Many of the players from the 2010 election remain on the scene. They could provide the material for fresh conspiracy theories around the 2020 election. This could have serious consequences.

Lead-up to 2010 elections

The 2010 presidential elections in Guinea capped a tumultuous two years. In that period a long-time president died and a junta of junior army officers took his place in a military coup. Months later, the junta led a brutal massacre of civilian protesters. Subsequently, an attack on the junta leader effectively removed him from power.

Following these dramatic events, elections were finally held in a long, fraught process that began with a first round in June and culminated in a runoff in November. The elections were widely viewed as the country’s first democratic presidential elections since independence from France in 1958.

Throughout these uncertain months, news about the elections was often difficult to obtain. Still, Guineans exchanged information gleaned from multiple sources. These included state-run TV news, international radio programs, phone calls with friends in the capital, and conversations in cafés. With no clear distinctions between fact and fiction, people speculated about the significance of particular events and actively sought to discern what powerful parties might be hiding from public view.

Amid accusations of fraud, repeated scheduling delays, and other setbacks, the existence of a conspiracy to fix the election seemed, to many, the likeliest explanation.

Living in Guinea’s Fouta Djallon highlands during this time when electoral conspiracies became increasingly popular topics of conversation, I witnessed particular shifts in how people talked. Ethnic identities seemed to grow both more important and more rigid. A formerly mistrusted politician was hailed as a saviour. For some, violence became justified as a regrettable but necessary response in the face of threat.

Changing reality

In my article, I examine two particular theories of conspiracy that circulated during Guinea’s 2010 election.
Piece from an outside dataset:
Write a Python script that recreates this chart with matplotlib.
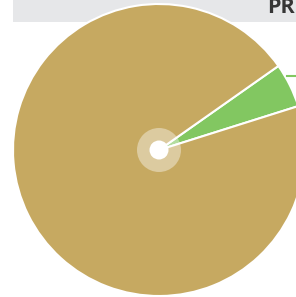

The first relates to a horrific event that took place on September 28 2009. On this day, leaders of several political parties held a demonstration at the national stadium to protest the military junta’s continued rule and to call for fair elections.
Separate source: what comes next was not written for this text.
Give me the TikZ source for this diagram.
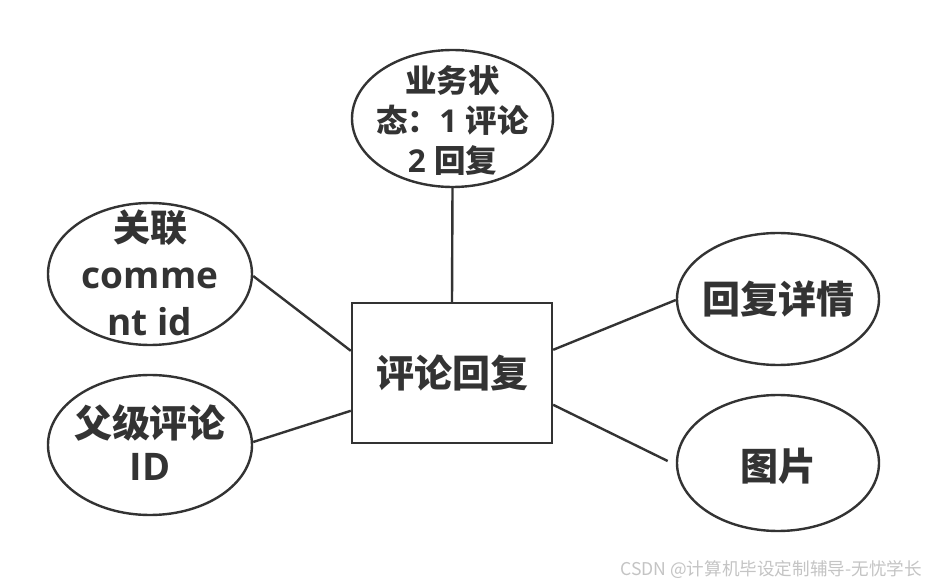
\documentclass[tikz,border=0pt]{standalone}
\usepackage{fontspec}
\setmainfont{Open Sans}
\newfontfamily\cjk{Noto Sans CJK SC}
\usetikzlibrary{shapes.geometric}
\definecolor{ink}{HTML}{333333}
\definecolor{wm}{HTML}{C4C4C4}
\begin{document}
\begin{tikzpicture}[x=1pt,y=-1pt,
  attr/.style={draw=ink,line width=2.4pt,ellipse,inner sep=0pt,fill=white},
  ent/.style={draw=ink,line width=2.4pt,rectangle,inner sep=0pt,fill=white},
  lbl/.style={text=ink,align=center,inner sep=0pt,font=\bfseries},
  link/.style={draw=ink,line width=2.4pt}]
\useasboundingbox (0,0) rectangle (927,585);
\fill[white] (0,0) rectangle (927,585);

% nodes
\node[ent,minimum width=200pt,minimum height=140pt] (r) at (452,373) {};
\node[lbl,font=\fontsize{38}{44}\selectfont\cjk\bfseries] (rt) at (r) {评论回复};

\node[attr,minimum width=201pt,minimum height=137pt] (top) at (452.5,118.5) {};
\node[lbl,font=\fontsize{31.5}{40}\selectfont\bfseries] (topt) at ([yshift=-2]top) {{\cjk 业务状}\\{\cjk 态：}1 {\cjk 评论}\\2 {\cjk 回复}};

\node[attr,minimum width=204pt,minimum height=142pt] (lt) at (150,274) {};
\node[lbl,font=\fontsize{37}{47}\selectfont\bfseries] (ltt) at ([yshift=1]lt) {{\cjk 关联}\\comme\\nt id};

\node[attr,minimum width=204pt,minimum height=140pt] (lb) at (150,445) {};
\node[lbl,font=\fontsize{38}{43}\selectfont\bfseries] (lbt) at ([yshift=2]lb) {{\cjk 父级评论}\\ID};

\node[attr,minimum width=202pt,minimum height=132pt] (rtop) at (778,299) {};
\node[lbl,font=\fontsize{38}{44}\selectfont\cjk\bfseries] (rtopt) at (rtop) {回复详情};

\node[attr,minimum width=202pt,minimum height=136pt] (rbot) at (778,463) {};
\node[lbl,font=\fontsize{38}{44}\selectfont\cjk\bfseries] (rbott) at ([yshift=-3]rbot) {图片};

% connectors
\draw[link] (top.south) -- (r.north);
\draw[link] ([yshift=-2pt]lt.east) -- ([yshift=-49pt]r.north west);
\draw[link] ([yshift=3pt]lb.east) -- ([yshift=-109pt]r.north west);
\draw[link] ([yshift=-48pt]r.north east) -- ([yshift=-1pt]rtop.west);
\draw[link,shorten >=9pt] ([yshift=-103pt]r.north east) -- ([yshift=-2pt]rbot.west);

% watermark
\node[anchor=east,text=wm,inner sep=0pt,font=\fontsize{17.6}{20}\selectfont\cjk] (wmk) at (922,570) {CSDN @计算机毕设定制辅导-无忧学长};
\end{tikzpicture}
\end{document}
In response, soldiers barricaded the stadium and began shooting into the crowds. Over 156 people were killed and at least 109 women and girls were raped. Most Guineans I knew blamed Dadis, the junta leader and self-declared president, for the massacre. Confirming their view, a United Nations inquiry found Dadis and other junta members responsible for the atrocity.

One year later, the first round of elections had left two frontrunners to compete in a runoff: Condé, an ethnic Maninka, and Cellou Dalein Diallo, an ethnic Fulɓe. Around this time, the way people talked about the massacre began to shift in the Fouta Djallon. Instead of viewing the stadium massacre as a military crime against unarmed civilians, many Fouta Djallon residents, who largely identified as ethnic Fulɓe, theorised that Condé and other powerful Maninka figures had plotted the massacre expressly to eliminate Cellou Dalein, and, by extension, all Fulɓe.

A video of Dadis accusing Condé of organising the massacre to clear the field of his political competitors was widely circulated. People who had previously condemned Dadis for perpetrating the massacre began to view him as the victim of a conspiracy masterminded by Condé. Many in the Fouta Djallon grew increasingly anxious that a future President Condé would target them for persecution.

People who had previously deplored military rule now declared they preferred it to the prospect of a Condé presidency. People who had previously criticised Cellou Dalein for complicity in government corruption now spoke of him as a hero whose presidency would usher in a new era of greatness.

The second case of conspiracy theory involved allegations of poisoning. People attending a rally for Condé’s party got sick, and party members accused Cellou Dalein supporters of poisoning them. A series of violent attacks on ethnic Fulɓe houses and businesses followed.

In the majority-Fulɓe Fouta Djallon, people began to theorise that leaders of Condé’s party had poisoned their own supporters to incite violence against Fulɓe. Recounting theories of conspiracy and counter-conspiracy surrounding the suspected poisoning, people in the Fouta Djallon became more convinced than ever that, collectively, they faced a grave threat. Only uniting behind Cellou Dalein could save them.

Ultimately, when Cellou Dalein lost the election, many in the Fouta Djallon understood his loss as the consequence of a vast plot to keep the Fulɓe from gaining political power. This conviction motivated some people to violently attack their Maninka neighbours’ property.

It also led others to legitimise this violence as a form of justice. People talked and acted in ways that would not have been acceptable only a short time before. Reality had changed.

New social and political realities

Theories of conspiracy often seem paranoid and irrational, but they not infrequently point to larger —- if not literal —- truths.

Ten years later several individuals have been charged with responsibility for the atrocity. But none of them has been brought to trial.

Condé, who won a second presidential term in 2015 (challenged again, unsuccessfully, by Cellou Dalein Diallo), reportedly aims to amend Guinea’s constitution to allow him to seek a third term in 2020. In this effort, he appears to have support from Russia.

There is still material for conspiracy theory, which in turn may shape the emergence of new social and political realities.